I start with water from my display and the sponge filter because that is already cycled. Then i do a 1g change with fresh salt water every day or so depending on the water parameters. I feed vitamin enriched food. other then that i have some pvc and a flower pot for them to hide in.


----------



## conix67 (Jul 27, 2008)

Water change requirement for QT tank would be the same as any other tank.

You want to QT each (or a batch of) fish at a time. If you're not sure of parasites (ie. marine ich), you could just treat the fishes (ie. hyposalinity) to be sure.


----------



## Kweli (Jun 2, 2010)

One of my clowns has shown signs of white 'dots'.... 

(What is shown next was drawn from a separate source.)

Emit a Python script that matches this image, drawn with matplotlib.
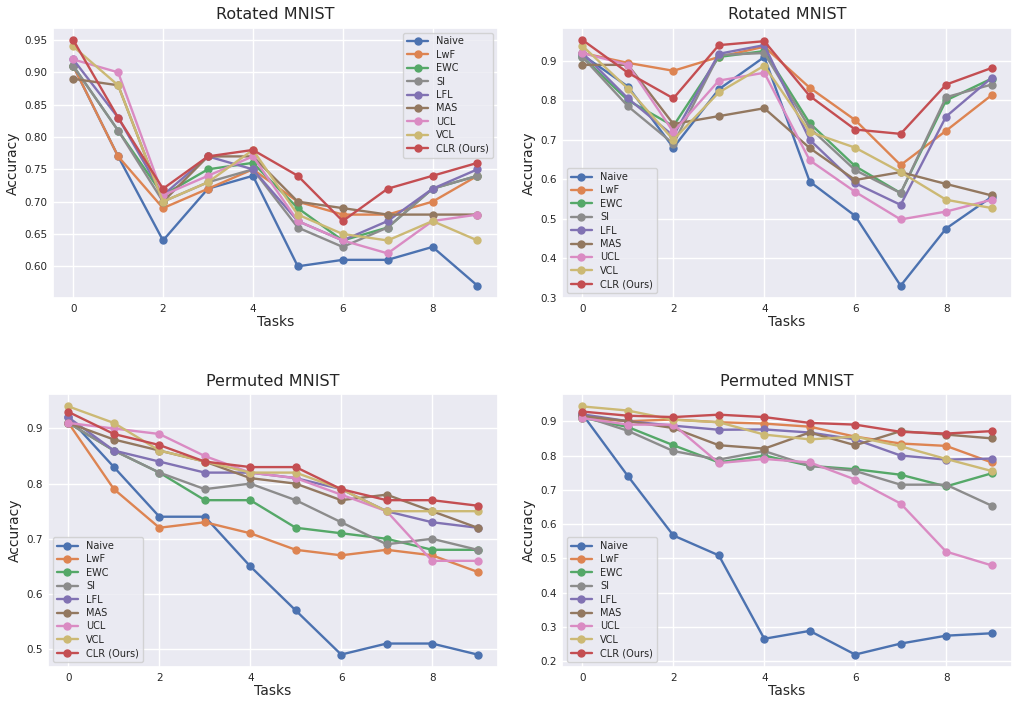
import matplotlib
matplotlib.use("Agg")
import matplotlib.pyplot as plt
import seaborn as sns
import numpy as np

methods = ["Naive", "LwF", "EWC", "SI", "LFL", "MAS", "UCL", "VCL", "CLR (Ours)"]
tasks = list(range(10))

# Rotated MNIST (left panel)
rotated_a = [
    [0.91, 0.77, 0.64, 0.72, 0.74, 0.60, 0.61, 0.61, 0.63, 0.57],
    [0.91, 0.77, 0.69, 0.72, 0.75, 0.70, 0.68, 0.68, 0.70, 0.74],
    [0.91, 0.81, 0.71, 0.75, 0.76, 0.69, 0.64, 0.66, 0.72, 0.74],
    [0.91, 0.81, 0.70, 0.73, 0.75, 0.66, 0.63, 0.66, 0.72, 0.74],
    [0.92, 0.83, 0.71, 0.77, 0.75, 0.67, 0.64, 0.67, 0.72, 0.75],
    [0.89, 0.88, 0.70, 0.77, 0.77, 0.70, 0.69, 0.68, 0.68, 0.68],
    [0.92, 0.90, 0.71, 0.74, 0.77, 0.67, 0.64, 0.62, 0.67, 0.68],
    [0.94, 0.88, 0.70, 0.73, 0.78, 0.68, 0.65, 0.64, 0.67, 0.64],
    [0.95, 0.83, 0.72, 0.77, 0.78, 0.74, 0.67, 0.72, 0.74, 0.76],
]

# Rotated MNIST (right panel)
rotated_b = [
    [0.915, 0.835, 0.68, 0.828, 0.91, 0.594, 0.507, 0.33, 0.475, 0.555],
    [0.92, 0.895, 0.875, 0.91, 0.936, 0.832, 0.75, 0.636, 0.723, 0.813],
    [0.91, 0.80, 0.735, 0.91, 0.925, 0.742, 0.633, 0.565, 0.80, 0.855],
    [0.91, 0.785, 0.69, 0.915, 0.92, 0.73, 0.623, 0.565, 0.808, 0.84],
    [0.92, 0.805, 0.71, 0.918, 0.94, 0.70, 0.59, 0.535, 0.759, 0.857],
    [0.89, 0.89, 0.74, 0.76, 0.78, 0.679, 0.598, 0.618, 0.588, 0.559],
    [0.92, 0.89, 0.72, 0.85, 0.87, 0.648, 0.568, 0.498, 0.518, 0.548],
    [0.938, 0.83, 0.70, 0.82, 0.888, 0.72, 0.68, 0.618, 0.548, 0.527],
    [0.953, 0.87, 0.805, 0.94, 0.95, 0.811, 0.726, 0.715, 0.84, 0.882],
]

# Permuted MNIST (left panel)
permuted_a = [
    [0.92, 0.83, 0.74, 0.74, 0.65, 0.57, 0.49, 0.51, 0.51, 0.49],
    [0.91, 0.79, 0.72, 0.73, 0.71, 0.68, 0.67, 0.68, 0.67, 0.64],
    [0.91, 0.86, 0.82, 0.77, 0.77, 0.72, 0.71, 0.70, 0.68, 0.68],
    [0.91, 0.86, 0.82, 0.79, 0.80, 0.77, 0.73, 0.69, 0.70, 0.68],
    [0.92, 0.86, 0.84, 0.82, 0.82, 0.81, 0.79, 0.75, 0.73, 0.72],
    [0.91, 0.88, 0.86, 0.84, 0.81, 0.80, 0.77, 0.78, 0.75, 0.72],
    [0.91, 0.90, 0.89, 0.85, 0.82, 0.81, 0.78, 0.75, 0.66, 0.66],
    [0.94, 0.91, 0.86, 0.84, 0.82, 0.82, 0.79, 0.75, 0.75, 0.75],
    [0.93, 0.89, 0.87, 0.84, 0.83, 0.83, 0.79, 0.77, 0.77, 0.76],
]

# Permuted MNIST (right panel)
permuted_b = [
    [0.92, 0.74, 0.567, 0.509, 0.266, 0.289, 0.22, 0.252, 0.275, 0.282],
    [0.91, 0.90, 0.905, 0.897, 0.893, 0.884, 0.855, 0.835, 0.828, 0.78],
    [0.91, 0.883, 0.83, 0.78, 0.80, 0.77, 0.76, 0.744, 0.71, 0.748],
    [0.915, 0.872, 0.813, 0.788, 0.813, 0.77, 0.755, 0.715, 0.715, 0.654],
    [0.92, 0.90, 0.887, 0.875, 0.876, 0.867, 0.847, 0.80, 0.788, 0.791],
    [0.915, 0.90, 0.88, 0.83, 0.82, 0.867, 0.83, 0.871, 0.861, 0.85],
    [0.909, 0.89, 0.89, 0.778, 0.79, 0.78, 0.73, 0.66, 0.52, 0.48],
    [0.943, 0.931, 0.904, 0.897, 0.861, 0.847, 0.855, 0.827, 0.79, 0.755],
    [0.928, 0.916, 0.912, 0.919, 0.912, 0.895, 0.89, 0.869, 0.864, 0.871],
]

sns.set_theme(style="darkgrid")
plt.rcParams['font.family'] = ['DejaVu Sans']

deep = sns.color_palette("deep")
# old seaborn colour cycle order used in the paper figure
colors = [deep[0], deep[1], deep[2], deep[7], deep[4], deep[5], deep[6], deep[8], deep[3]]

fig = plt.figure(figsize=(10.13, 7.02), dpi=100)

# axes boxes in figure fractions
panels = [
    (rotated_a, "Rotated MNIST", [0.0523, 0.5755, 0.4390, 0.3850], "upper right"),
    (rotated_b, "Rotated MNIST", [0.5548, 0.5755, 0.4442, 0.3850], "lower left"),
    (permuted_a, "Permuted MNIST", [0.0474, 0.0499, 0.4442, 0.3888], "lower left"),
    (permuted_b, "Permuted MNIST", [0.5548, 0.0499, 0.4442, 0.3888], "lower left"),
]

for data, title, box, loc in panels:
    ax = fig.add_axes(box)
    for name, vals, c in zip(methods, data, colors):
        ax.plot(tasks, vals, marker='o', markersize=5, linewidth=1.7,
                color=c, label=name)
    ax.set_title(title, fontsize=11.5, pad=6)
    ax.set_xlabel("Tasks", fontsize=10, labelpad=1)
    ax.set_ylabel("Accuracy", fontsize=10, labelpad=3)
    ax.set_xticks([0, 2, 4, 6, 8])
    ax.tick_params(labelsize=7.5, length=0, pad=4)
    ax.legend(loc=loc, fontsize=7, framealpha=0.8, handlelength=2.2,
              borderpad=0.4, labelspacing=0.35)

fig.savefig("out.png", dpi=100)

Going to go to big als and buy a 2.5-5G tank... So all i need is a small hang-on-back filter system, a heater, and a sponge from the DT?

Planning on QT'ing them for 4-6weeks to remove ICH from them, AND remove it from my DT

Should i just buy some of the other fish i planned to get since ill be doing this QT for 6 weeks?


----------



## Big Ray (Dec 8, 2009)

Kweli said:


> One of my clowns has shown signs of white 'dots'....
> 
> Going to go to big als and buy a 2.5-5G tank... So all i need is a small hang-on-back filter system, a heater, and a sponge from the DT?
> 
> ...


5G is barelly big enough for a pair of clowns, so dont add more ...

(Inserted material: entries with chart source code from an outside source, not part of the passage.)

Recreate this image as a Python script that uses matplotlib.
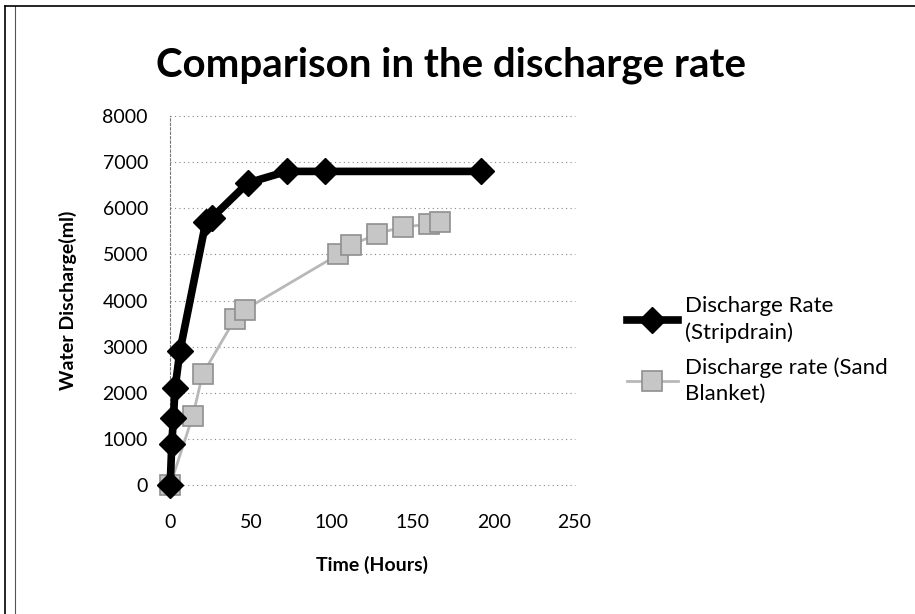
import matplotlib
matplotlib.use("Agg")
import matplotlib.pyplot as plt
from matplotlib.lines import Line2D

plt.rcParams['font.family'] = ['Lato', 'DejaVu Sans']

# time (hours) and water discharge (ml)
strip_hours = [0, 1, 2, 3, 6, 22, 26, 48, 72, 96, 192]
strip_ml = [0, 900, 1450, 2100, 2900, 5700, 5800, 6550, 6800, 6800, 6800]

sand_hours = [0, 14, 20, 40, 46, 104, 112, 128, 144, 160, 167]
sand_ml = [0, 1500, 2400, 3600, 3800, 5000, 5200, 5450, 5600, 5650, 5700]

x_ticks = [0, 50, 100, 150, 200, 250]
y_ticks = [0, 1000, 2000, 3000, 4000, 5000, 6000, 7000, 8000]

fig = plt.figure(figsize=(9.15, 6.14), dpi=100)
ax = fig.add_axes([0.186, 0.21, 0.442, 0.601])

for y in y_ticks:
    ax.axhline(y, color='#888888', lw=0.8, ls=(0, (1, 3)), zorder=0)

ax.plot(sand_hours, sand_ml, color='#b8b8b8', lw=2, marker='s', ms=15,
        mfc='#c6c6c6', mec='#8f8f8f', mew=1.2, zorder=2,
        label='Discharge rate (Sand\nBlanket)')
ax.plot(strip_hours, strip_ml, color='black', lw=5.5, marker='D', ms=13,
        zorder=3, label='Discharge Rate\n(Stripdrain)')

ax.set_xlim(0, 250)
ax.set_ylim(0, 8000)
ax.set_xticks(x_ticks)
ax.set_yticks(y_ticks)
ax.tick_params(length=0, labelsize=14)
ax.tick_params(axis='x', pad=21)
ax.tick_params(axis='y', pad=16)
for s in ['top', 'right', 'bottom']:
    ax.spines[s].set_visible(False)
ax.spines['left'].set_linestyle((0, (2, 2)))
ax.spines['left'].set_color('#777777')
for line in ax.lines:
    line.set_clip_on(False)

ax.set_xlabel('Time (Hours)', fontsize=14, fontweight='bold', labelpad=18)
ax.set_ylabel('Water Discharge(ml)', fontsize=14, fontweight='bold', labelpad=18)
fig.text(0.493, 0.894, 'Comparison in the discharge rate', ha='center',
         va='center', fontsize=29, fontweight='bold')

handles, labels = ax.get_legend_handles_labels()
leg = fig.legend(handles[::-1], labels[::-1], loc='center left',
                 bbox_to_anchor=(0.685, 0.43), frameon=False, fontsize=16,
                 handlelength=2.3, labelspacing=0.65, handletextpad=0.3,
                 borderpad=0, borderaxespad=0)
for t in leg.get_texts():
    t.set_linespacing(1.35)

# scanned page border
fig.add_artist(Line2D([0.006, 0.006], [0, 0.99], color='black', lw=1.2))
fig.add_artist(Line2D([0.016, 0.016], [0, 0.99], color='#555555', lw=0.8))
fig.add_artist(Line2D([0.006, 1], [0.99, 0.99], color='black', lw=1.2))

fig.savefig('out.png', dpi=100)
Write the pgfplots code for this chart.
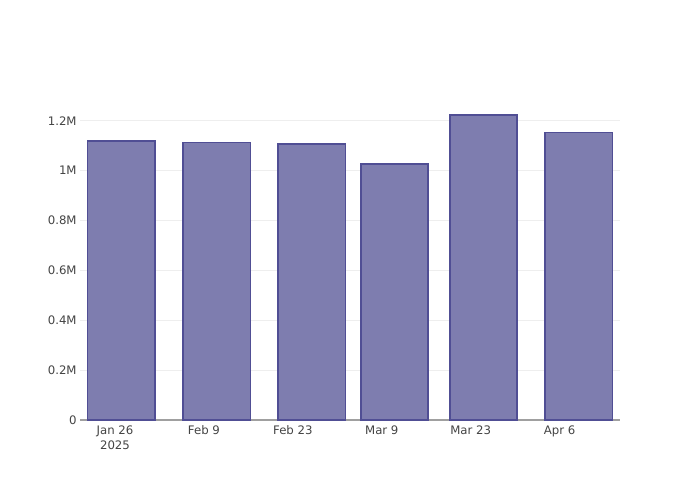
\documentclass[border=0pt]{standalone}
\usepackage{fontspec}
\setmainfont{DejaVu Sans}
\usepackage{pgfplots}
\pgfplotsset{compat=1.18}
\definecolor{barfill}{RGB}{126,125,175}
\definecolor{baredge}{RGB}{80,78,148}
\definecolor{gridc}{RGB}{238,238,238}
\definecolor{axc}{RGB}{160,160,160}
\definecolor{txt}{RGB}{68,68,68}
\begin{document}
\begin{tikzpicture}[x=1pt,y=1pt]
\path[use as bounding box] (0,0) rectangle (525,375);
\begin{axis}[
  at={(60pt,60pt)}, anchor=south west,
  scale only axis, width=405pt, height=240pt,
  xmin=-5.51, xmax=79.5, ymin=0, ymax=1.283,
  axis x line*=bottom, axis y line*=left,
  x axis line style={-, color=axc, line width=1.1pt},
  y axis line style={draw=none},
  major tick length=0pt,
  ymajorgrids, grid style={gridc, line width=0.75pt},
  xtick={0,14,28,42,56,70},
  xticklabels={{\strut Jan 26\\2025},\strut Feb 9,\strut Feb 23,\strut Mar 9,\strut Mar 23,\strut Apr 6},
  xticklabel style={align=center, font=\fontsize{8.8}{11.5}\selectfont, text=txt, yshift=1pt},
  ytick={0,0.2,0.4,0.6,0.8,1,1.2},
  yticklabels={0,0.2M,0.4M,0.6M,0.8M,1M,1.2M},
  yticklabel style={font=\fontsize{8.8}{11}\selectfont, text=txt, xshift=1pt},
  ybar, bar width=10.6,
]
\addplot[fill=barfill, draw=baredge, line width=1.15pt] coordinates {
  (1,1.119) (16,1.113) (31,1.107) (44,1.026) (58,1.222) (73,1.152)
};
\end{axis}
\end{tikzpicture}
\end{document}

how are you going to fight marine ich ? Copper ?

ID say treat these guys, get them back and then get next fish and treat it ..


----------



## Kweli (Jun 2, 2010)

I was just going to do Hypo, no copper..

Although that was going to be the first step until i started to research what I might need to do next


----------



## Big Ray (Dec 8, 2009)

well that could work, bUT I personally think, with good water quality, and ALOT of good food, every fish will survive ICH. Oceans have ICH, yet fish dont ! or only the unhealthy ones do !

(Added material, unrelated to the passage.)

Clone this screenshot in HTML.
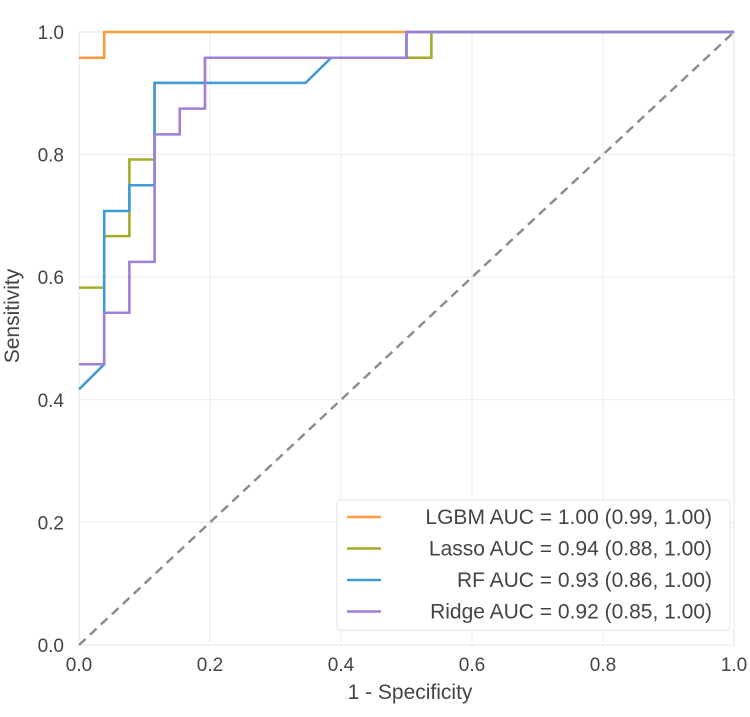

I can say almost all my fish have gotten marine ICH before, all tangs included, and I got through it via feeding alot, and keeping water Optimal. and IMO, there is no way to keep optimal water in a QT tank, and Hypo salinity will just be extra shock on the fish, (which can or cant kill ich ) with copper at least, you know ICH is dead, now lets make the fish pull through. 


good luck


----------



## Kweli (Jun 2, 2010)

I am under the impression that once a tank has ich it will constantly cycle through its life cycles and re-infect the fish over and over.... ANd any new fish that are added to the tank?


----------



## Big Ray (Dec 8, 2009)

Kweli said:


> I am under the impression that once a tank has ich it will constantly cycle through its life cycles and re-infect the fish over and over.... ANd any new fish that are added to the tank?


that is True.

just like Cold virus is around, and those of us who take vitamins dont catch it all the time 

All my fish have had ICH, no deaths, no sign of ich now, I never removed a fish from the tank to medicate. and never medicated my tank, so perfect water + alot of food = enough energy to fight ICH or any bacteria other than that, which can harm fish, or seahorses .

JMHO though .

removing the fish, leaving DT fish less, treating all fish, and all new fish is the way to go for sure. I personally dont have the time for it, lol so tried the other method, the do nothing method  and if the fish has ICH for a while and is not doing well, most likely it wont make it out of hypo salinity, although if ICH isjust breaking out, then there is a better chance.


----------



## aquanutt (Aug 27, 2010)

Big Ray said:


> that is True.
> 
> just like Cold virus is around, and those of us who take vitamins dont catch it all the time
> 
> ...


too bad on the seahorses. I was planning to keep one in my tank. I guess seahorses are very sensitive to ich...?

cheers


----------